Algún asesor avispado tendría que comentarle a Peña Nieto que el “modelo
colombiano” para enfrentar a los cárteles de la droga ha permitido que las
agencias estadunidenses operen en su territorio ya no desde la clandestinidad,
sino como oficiales que desempacaron para instalarse sin la menor intención de
volver a su país de origen. Según enlista Lydia Cacho en “El ridículo de Peña Nieto”, como resultado de la estrategia que el
mexiquense pretende emular, en Colombia hay 3.7 millones de desplazados y 2700
desapariciones. Además, las guardias privadas auspiciadas por terratenientes y
grandes propietarios que contaban con la anuencia de los gobernantes,
proliferaron para luego independizarse y formar grupos paramilitares que prestan
servicios como sicarios.
Por lo demás, en esta coyuntura quien quiera ganarse el título de
moderno y entrar en el distinguido club de “librepensadores imparciales”, tiene
la fabulosa oportunidad de apoyar la reforma laboral propuesta por Felipe
Calderón. La exposición de motivos es loable: atraer inversión extranjera,
hacer de México una economía competitiva, actualizar el marco normativo a las
necesidades del Siglo XXI. En dicha sección hasta plantean con descaro conceptos
como trabajo decente, pero al voltear la página las reformas van en
contrasentido favoreciendo inalterablemente a los contratistas. En resumen, el señuelo
discursivo moderno encubre la verdadera intención de transformar al trabajo
como una mercancía más, desechable cuando al patrón se le antoje.

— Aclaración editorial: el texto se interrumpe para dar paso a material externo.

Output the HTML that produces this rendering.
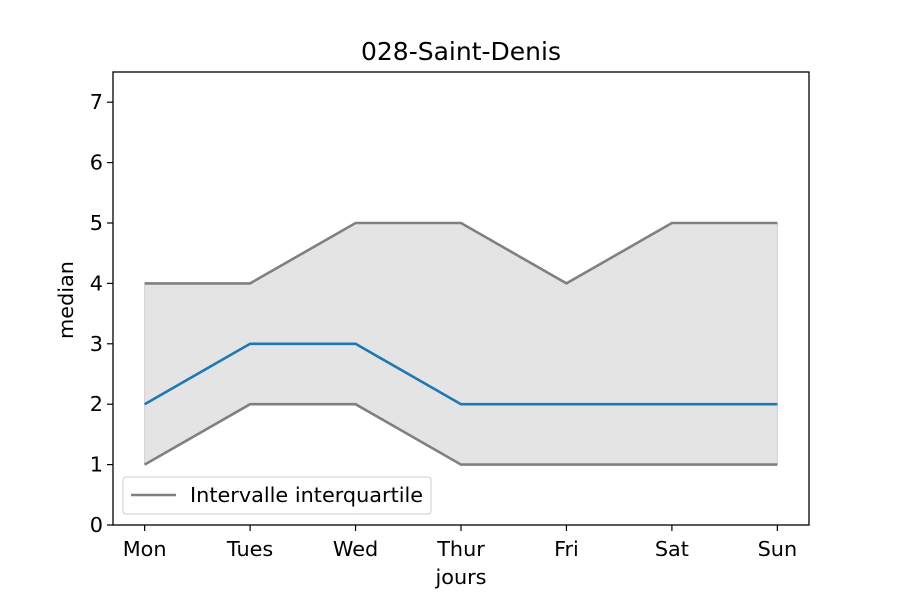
<!DOCTYPE html>
<html><head><meta charset="utf-8"><style>
body{margin:0;background:#fff;}
svg text{font-family:"DejaVu Sans","Liberation Sans",sans-serif;fill:#000;}
</style></head><body>
<svg id="chart" width="900" height="600" xmlns="http://www.w3.org/2000/svg">
<rect width="900" height="600" fill="#fff"/>
<text x="461" y="60" font-size="25" text-anchor="middle">028-Saint-Denis</text>
<g id="plot"></g>
<text x="461" y="584" font-size="20.8" text-anchor="middle">jours</text>
<text transform="translate(73,300) rotate(-90)" font-size="20.8" text-anchor="middle">median</text>
</svg>
<script>
const categories=["Mon","Tues","Wed","Thur","Fri","Sat","Sun"];
const medianValues=[2,3,3,2,2,2,2];
const q1Values=[1,2,2,1,1,1,1];
const q3Values=[4,4,5,5,4,5,5];
const yTicks=[0,1,2,3,4,5,6,7];
const L=113,R=809,T=72,B=525;
function xs(i){return L+(i+0.3)/6.6*(R-L);}
function ys(v){return B-v/7.5*(B-T);}
const NS="http://www.w3.org/2000/svg";
const g=document.getElementById('plot');
function mk(t,a){const e=document.createElementNS(NS,t);for(const k in a)e.setAttribute(k,a[k]);g.appendChild(e);return e;}
let area=categories.map((c,i)=>xs(i)+','+ys(q3Values[i])).concat(categories.map((c,i)=>xs(i)+','+ys(q1Values[i])).reverse());
const ar=mk('polygon',{points:area.join(' '),fill:'#e4e4e4',stroke:'#d0d0d0'});


function line(vals,color,name){const p=mk('polyline',{points:vals.map((v,i)=>xs(i)+','+ys(v)).join(' '),fill:'none',stroke:color,'stroke-width':2.6});

}
line(q3Values,'#808080','q3-line');
line(q1Values,'#808080','q1-line');
line(medianValues,'#1f77b4','median-line');
const fr=mk('rect',{x:L,y:T,width:R-L,height:B-T,fill:'none',stroke:'#000','stroke-width':1.3});


yTicks.forEach(v=>{const y=ys(v);mk('line',{x1:L-6,x2:L,y1:y,y2:y,stroke:'#000','stroke-width':1.2});
const t=mk('text',{x:L-10,y:y+7,'font-size':20.8,'text-anchor':'end'});t.textContent=v;

});
categories.forEach((c,i)=>{const x=xs(i);mk('line',{x1:x,x2:x,y1:B,y2:B+6,stroke:'#000','stroke-width':1.2});
const t=mk('text',{x:x,y:B+31,'font-size':20.8,'text-anchor':'middle'});t.textContent=c;

});
const lg=mk('rect',{x:123,y:477,width:308,height:37,rx:3,fill:'#fff','fill-opacity':0.8,stroke:'#ccc'});


mk('line',{x1:131,x2:176,y1:495,y2:495,stroke:'#808080','stroke-width':2.6});
const lt=mk('text',{x:190,y:502,'font-size':20.8});lt.textContent='Intervalle interquartile';


</script>
</body></html>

Desde la óptica de los modernos las protestas en la calle y demás
movilizaciones son inaceptables, propias de revoltosos y resentidos, de malos
perdedores que no son capaces de entender que contamos con un sólido sistema
democrático que permite encauzar por la vía institucional las demandas. La
asepsia moderna no tolera el disenso ni la confrontación. Su pulcritud reclama
ausencia de conflicto político, enaltece como máxima inapelable la unidad. La
racionalidad moderna proclama el fin de las ideologías –y de la historia–. Quien
plantee la posibilidad de un país con justicia social es tachado de atávico
cuando no de echeverrista demagógico. Lo de hoy es el libre mercado. Y punto.